Location
- Country: United States
- State: Oregon
- County: Clackamas County

Physical characteristics
- Source: Mount Hood National Forest
- • location: Mount Hood
- • coordinates: 45°18′00″N 121°41′31″W﻿ / ﻿45.30000°N 121.69194°W
- • elevation: 4,342 ft (1,323 m)
- Mouth: Salmon River
- • location: near Trillium Lake
- • coordinates: 45°16′24″N 121°43′17″W﻿ / ﻿45.27333°N 121.72139°W
- • elevation: 3,517 ft (1,072 m)

= East Fork Salmon River (Oregon) =

The East Fork Salmon River is a short tributary of the Salmon River in Clackamas County, in the U.S. state of Oregon. It begins on the southern slopes of Mount Hood at an elevation of about 4300 ft and flows generally southwest into the main stem at Red Top Meadow, slightly east of Trillium Lake.

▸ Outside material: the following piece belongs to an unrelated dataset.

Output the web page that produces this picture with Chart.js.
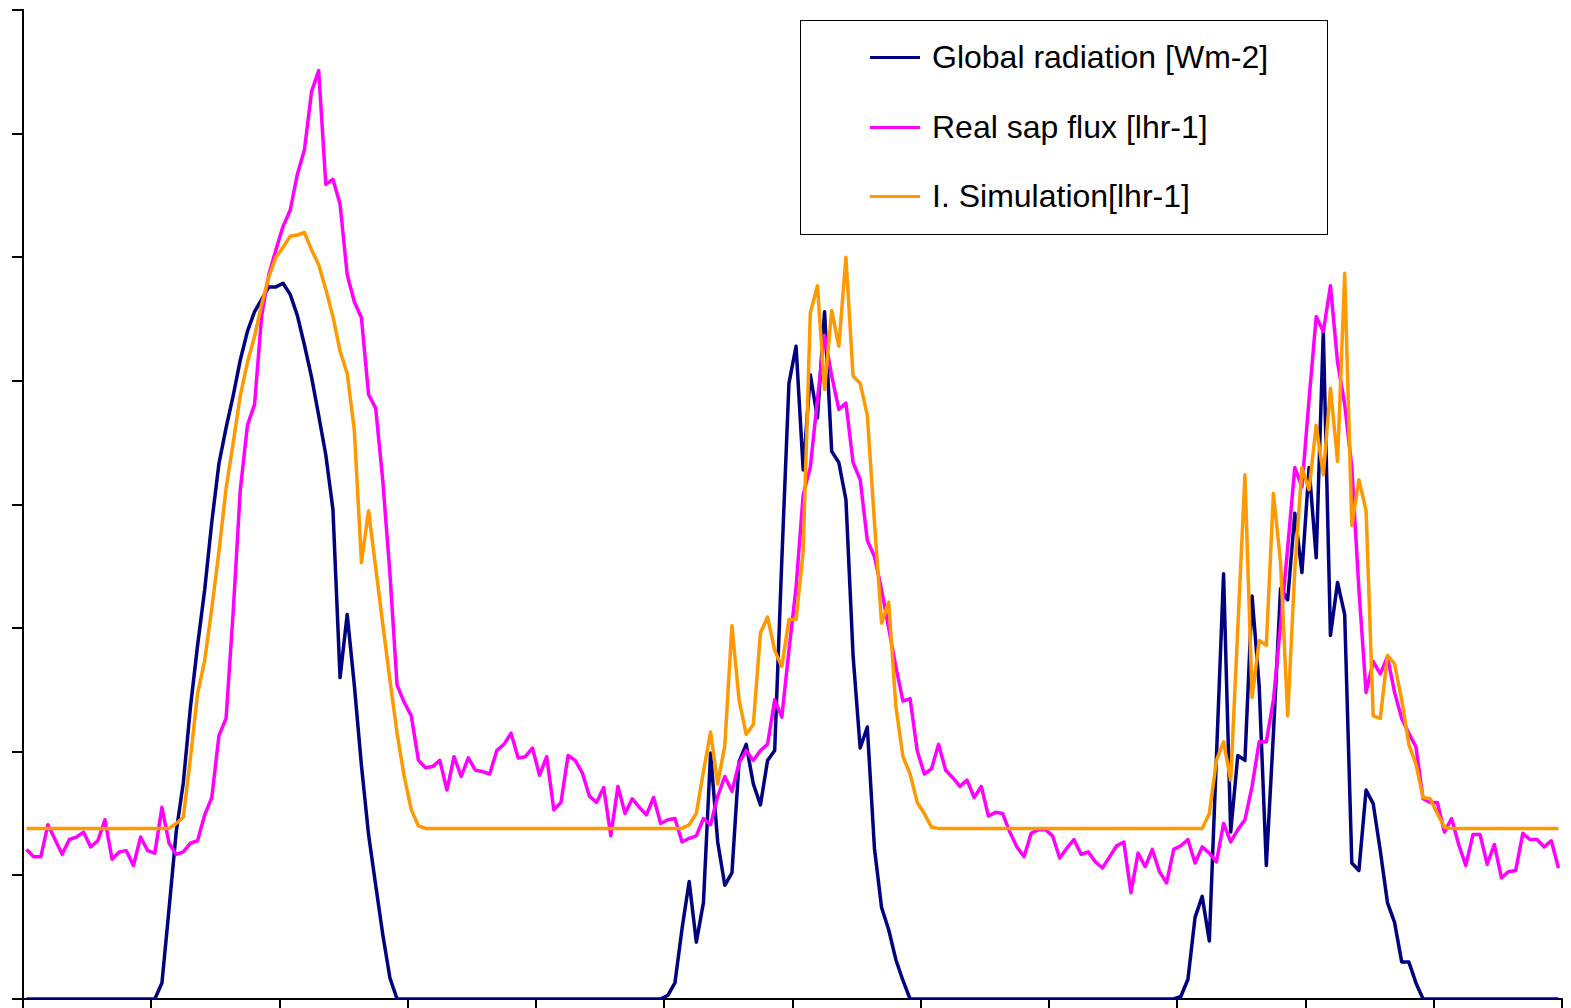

Its entire course lies within the Mount Hood National Forest. It has no named tributaries.

Near its headwaters, the river passes under Oregon Route 35 near Barlow Pass. Further downstream, it crosses Forest Road 3521 near the Pioneer Woman's Grave Trail. Shortly before reaching Red Top Meadow, the river passes under U.S. Route 26.